- Ulta Beauty shares ticked up slightly on Wednesday, as the company stuck by its current forecast and shared its longer-term financial targets.
- The beauty retailer’s CEO Dave Kimbell said the company is facing stiffer competition and a more dynamic consumer backdrop.
- The company missed Wall Street’s earnings expectations and cut its full-year forecast in August.
Ulta Beauty shares ticked up slightly on Wednesday, despite the company saying it sees “headwinds” and tougher competition in the beauty industry.
As it hosted its investor day near its Chicago headquarters on Wednesday, the specialty retailer stuck by its forecast for this fiscal year. Ulta said it anticipates net sales will range between $11 billion and $11.2 billion and comparable sales will range from a decline of 2% to roughly flat. It said earnings per share will range between $22.60 and $23.50.
For 2026 and beyond, Ulta said its financial targets will be 4% to 6% net sales growth and low double-digit diluted earnings per share growth. It said it expects mid-single-digit operating profit growth and operating margins around 12% of net sales.

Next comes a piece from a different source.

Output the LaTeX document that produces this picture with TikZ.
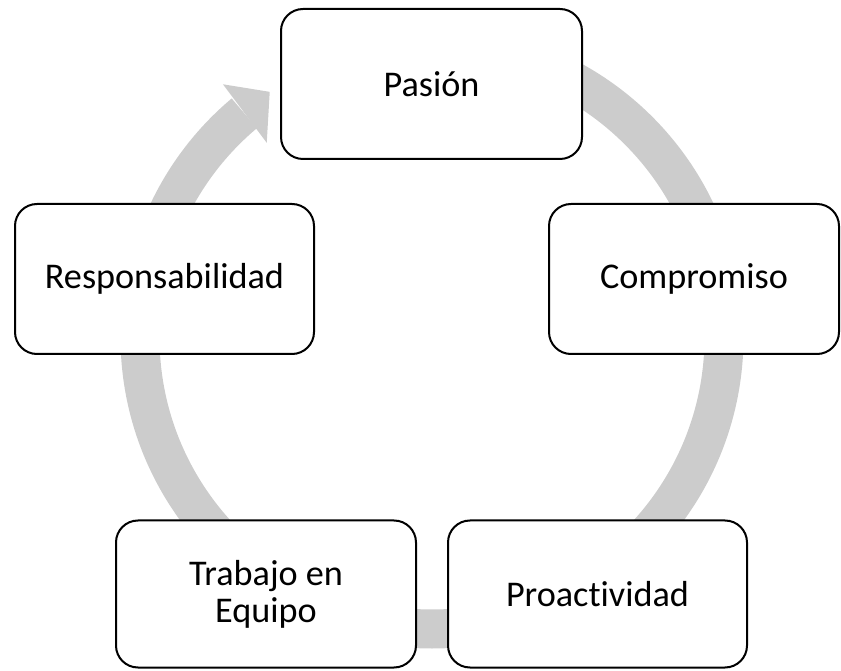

Yet, it did not provide a specific outlook for the 2025 fiscal year. The updates come after the company missed Wall Street’s earnings expectations and cut its full-year 2024 forecast in August.
Ulta’s stock closed the day at $373.21, up about 1%. As of Wednesday’s close, Ulta’s shares have fallen about 24% so far this year. The company’s stock had dropped early in the day before recovering.
In his opening remarks at the investor day on Wednesday morning, CEO Dave Kimbell said this year “has been more challenging than planned.” Kimbell said the beauty category has normalized to more modest historic growth levels, the consumer backdrop is more volatile and more competition has emerged, especially in the prestige category.
He said the company is taking action to boost its sales by striking partnerships with new brands, expanding its loyalty program and personalizing promotions to engage customers.
Plus, he said demographic trends will drive growth for Ulta. More men are buying beauty products, including fragrances and self-care items.
Younger generations, Gen Z and Gen Alpha, are more interested in spending on beauty than prior generations, particularly on skin care or as a form of self-expression, Kimbell said. He added that Hispanic customers, who tend to be more engaged in the category, are becoming a larger portion of the U.S. population.
“While we anticipate that some of these headwinds will persist in the near term, we are confident in our ability to deliver on our plans and set ourselves up for long term growth,” he said.
In her presentation on Wednesday, Chief Merchandising Officer Monica Arnaudo said Ulta will step up its emphasis on exclusive products, lead on beauty trends and carry a mix of trusted, well-loved brands as well as promising up-and-comers.
“We are experts in identifying [and] bringing key trends to the market with our brand partners,” she said. “This will be more critical than ever as the market become increasingly competitive.”
In makeup, for example, more shoppers seek multiuse products and want to get supplies for glamorous looks. In skin care, customers want to know more about items’ ingredients and want dermatologist-recommended brands as they grow more health conscious, she said. In hair care, shoppers are thinking beyond shampoo and conditioner and adding on products such as scalp treatments or items designed for curly and textured hair.
Already, Arnaudo said, the company has more than 40 exclusive brands and upward of 65 brands with some exclusive products.